Corporate governance is a subject attracting much rhetoric and little change. With governance failures responsible in large part for corporate disasters, new and old, we find Robert Monks' commentary on the subject, and his efforts to change the status quo, a beacon of hope. Shareholder activist and corporate governance advisor Robert Monks recently gave a speech at Harvard Law School about the state of corporate governance. The entire speech was recorded (including the Q&A with students). Please click here to view the video.
We found the following passages from Mr. Monks' speech especially illuminating:
Three quarters of registered shareholders are fiduciary institutions.
We can no longer blindly accept the received wisdom as to the roles and responsibilities of owners, directors and CEOs. Categories simply do not perform as advertised.
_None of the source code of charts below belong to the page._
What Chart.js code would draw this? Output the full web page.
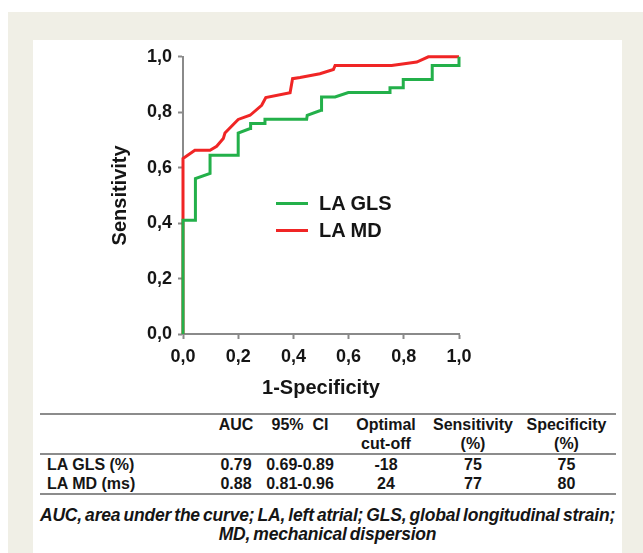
<!DOCTYPE html>
<html>
<head>
<meta charset="utf-8">
<script src="https://cdn.jsdelivr.net/npm/chart.js@4/dist/chart.umd.min.js"></script>
<style>
  html, body { margin: 0; padding: 0; background: #fff; width: 643px; height: 553px; overflow: hidden; }
  body { position: relative; font-family: "Liberation Sans", Arial, sans-serif; color: #151515; }
  .frame { position: absolute; left: 8px; top: 12px; width: 635px; height: 541px; background: #f0efe6; }
  .panel { position: absolute; left: 33px; top: 40px; width: 589px; height: 513px; background: #fff; }
  #wrap { position: absolute; left: 100px; top: 40px; width: 380px; height: 372px; }
  .legend { position: absolute; left: 276px; font-weight: bold; font-size: 20px; line-height: 24px; }
  .legend i { display: inline-block; width: 32px; height: 3px; vertical-align: middle; margin-right: 11px; position: relative; top: -1px; }
  table { position: absolute; left: 40px; top: 413px; width: 576px; border-collapse: collapse; table-layout: fixed;
          font-weight: bold; font-size: 16px; border-top: 2px solid #8c8c8c; border-bottom: 2px solid #8c8c8c; }
  td { padding: 0; height: 19px; line-height: 19px; text-align: center; white-space: nowrap; }
  td.lab { text-align: left; padding-left: 7px; }
  tr.mid td { border-bottom: 2px solid #8c8c8c; }
  .caption { position: absolute; left: 33px; width: 589px; top: 506px; text-align: center; font-weight: bold; font-style: italic;
             font-size: 17.5px; line-height: 18.5px; letter-spacing: -0.2px; word-spacing: -1.5px; white-space: nowrap; }
</style>
</head>
<body>
<div class="frame"></div>
<div class="panel"></div>
<div id="wrap"><canvas id="roc"></canvas></div>
<div class="legend" style="top:191px"><i style="background:#23b04a"></i>LA GLS</div>
<div class="legend" style="top:218px"><i style="background:#f02525"></i>LA MD</div>

<table>
  <colgroup><col style="width:175px"><col style="width:42px"><col style="width:86px"><col style="width:86px"><col style="width:88px"><col style="width:99px"></colgroup>
  <tr><td></td><td>AUC</td><td>95%&nbsp; CI</td><td>Optimal</td><td>Sensitivity</td><td>Specificity</td></tr>
  <tr class="mid"><td></td><td></td><td></td><td>cut-off</td><td>(%)</td><td>(%)</td></tr>
  <tr><td class="lab">LA GLS (%)</td><td>0.79</td><td>0.69-0.89</td><td>-18</td><td>75</td><td>75</td></tr>
  <tr><td class="lab">LA MD (ms)</td><td>0.88</td><td>0.81-0.96</td><td>24</td><td>77</td><td>80</td></tr>
</table>
<div class="caption">AUC, area under the curve; LA, left atrial; GLS, global longitudinal strain;<br>MD, mechanical dispersion</div>

<script>
// ROC curve points (1-specificity, sensitivity)
const glsFpr = [0, 0, 0.045, 0.045, 0.098, 0.098, 0.2, 0.2, 0.243, 0.245, 0.297, 0.297, 0.448, 0.45, 0.5, 0.502, 0.551, 0.599, 0.75, 0.75, 0.798, 0.798, 0.903, 0.903, 1.0, 1.0];
const glsTpr = [0, 0.41, 0.41, 0.561, 0.579, 0.645, 0.645, 0.725, 0.741, 0.759, 0.759, 0.775, 0.775, 0.789, 0.807, 0.855, 0.855, 0.871, 0.871, 0.888, 0.888, 0.918, 0.918, 0.969, 0.969, 1.0];

const mdFpr = [0, 0, 0.043, 0.098, 0.122, 0.146, 0.152, 0.2, 0.243, 0.285, 0.3, 0.388, 0.397, 0.424, 0.496, 0.545, 0.551, 0.756, 0.847, 0.889, 1.0];
const mdTpr = [0, 0.633, 0.663, 0.663, 0.677, 0.705, 0.725, 0.774, 0.789, 0.825, 0.853, 0.87, 0.921, 0.925, 0.939, 0.954, 0.969, 0.969, 0.981, 1.0, 1.0];

const tickLabels = ['0,0', '0,2', '0,4', '0,6', '0,8', '1,0'];

const pts = (xs, ys) => xs.map((x, i) => ({ x, y: ys[i] }));
const axisGrey = '#8a8a8a';
const ff = '"Liberation Sans", Arial, sans-serif';

function axis(title) {
  return {
    type: 'linear', min: 0, max: 1,
    border: { display: true, color: axisGrey, width: 2 },
    grid: { drawOnChartArea: false, drawTicks: true, tickLength: 5, tickWidth: 2, color: axisGrey },
    ticks: {
      stepSize: 0.2, color: '#151515', font: { family: ff, size: 18, weight: 'bold' },
      callback: (v, i) => tickLabels[i],
    },
    title: { display: true, text: title, color: '#151515', font: { family: ff, size: 20, weight: 'bold' } },
  };
}

const xAxis = axis('1-Specificity');
xAxis.ticks.padding = 7;
xAxis.ticks.maxRotation = 0;
xAxis.title.padding = { top: 0, bottom: 12 };
xAxis.afterFit = s => { s.height = 78; };

const yAxis = axis('Sensitivity');
yAxis.ticks.padding = 6;
yAxis.title.padding = { top: 8, bottom: 0 };
yAxis.afterFit = s => { s.width = 83; };

new Chart(document.getElementById('roc'), {
  type: 'line',
  data: {
    datasets: [
      { label: 'LA GLS', data: pts(glsFpr, glsTpr), borderColor: '#23b04a', borderWidth: 3, pointRadius: 0, tension: 0, clip: false, borderJoinStyle: 'miter' },
      { label: 'LA MD',  data: pts(mdFpr, mdTpr),   borderColor: '#f02525', borderWidth: 3, pointRadius: 0, tension: 0, clip: false, borderJoinStyle: 'miter' },
    ],
  },
  options: {
    responsive: true, maintainAspectRatio: false, animation: false,
    layout: { padding: { top: 16, right: 21, bottom: 0, left: 0 } },
    plugins: { legend: { display: false }, tooltip: { enabled: false } },
    scales: { x: xAxis, y: yAxis },
  },
});
</script>
</body>
</html>
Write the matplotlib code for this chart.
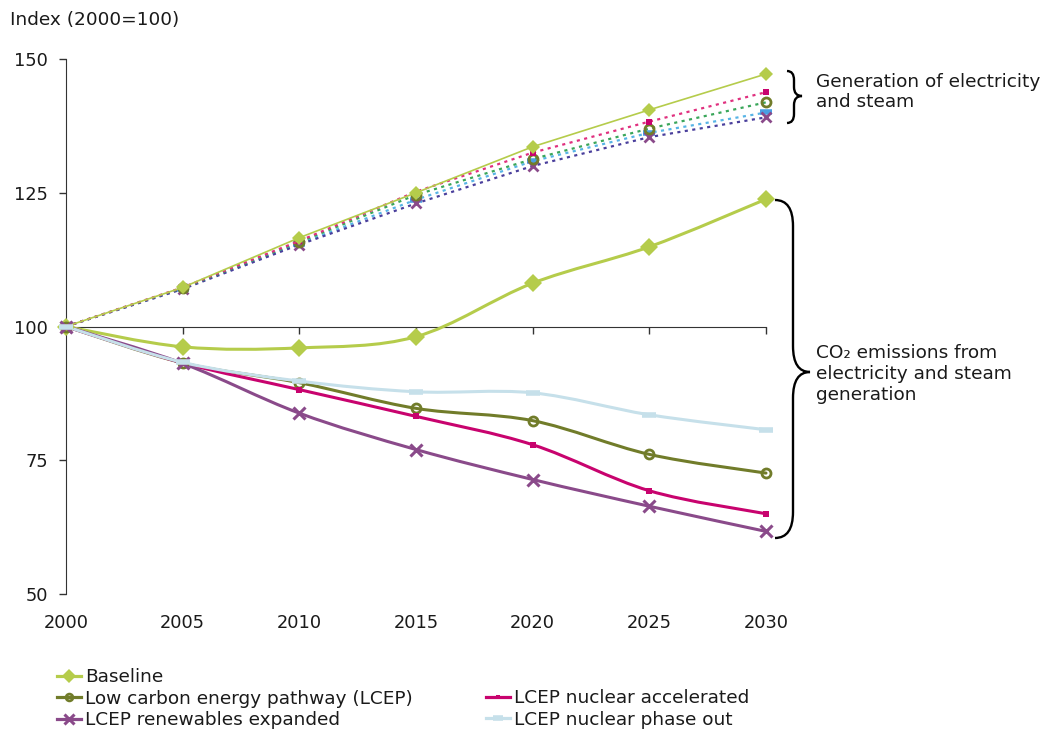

It is naïve to think and act as if the current arrangement of power is not satisfactory to many who hold it. Our efforts will be a struggle for reallocation of that power.
The core problem has been the disappearance of any practical or legal respect for the fiduciary standards that ensure a beneficiary of the loyal competence of the person responsible for managing his property. We have tolerated conflicts of interest throughout the commercial system with the result of enriching service providers and impoverishing beneficiaries. Worse, this regulatory neglect has placed the conscientious fiduciary at a competitive disadvantage.
Is there genuine commitment to an ownership based governance system? [It must be said that no such commitment exists at present.] This commitment will need be made by government. If so:
- There must be effective enforcement of existing law so as to require fiduciaries to take appropriate action to protect and enhance the value of portfolio securities, and
- There must be arrangement for financing “activism” either as an appropriate corporate expense or as a designated portion of the investment management fees.
Peter Drucker has long raised the question as to whether the current standard of board functioning is so unsatisfactory as to require structural change.
Whenever an institution malfunctions as consistently as boards of directors have in nearly every major fiasco of the last forty or fifty years it is futile to blame men. It is the institution that malfunctions.
In the years subsequent to Drucker’s characterization, the inability of any portion of the governance structure to deal effectively with holding top management to account - the “smoking gun” being executive compensation - compels the conclusion of continuing systemic board failure. If the shareholder cannot hold the CEO accountable for his compensation, he has no right to assume that he exercises effective accountability in any other area.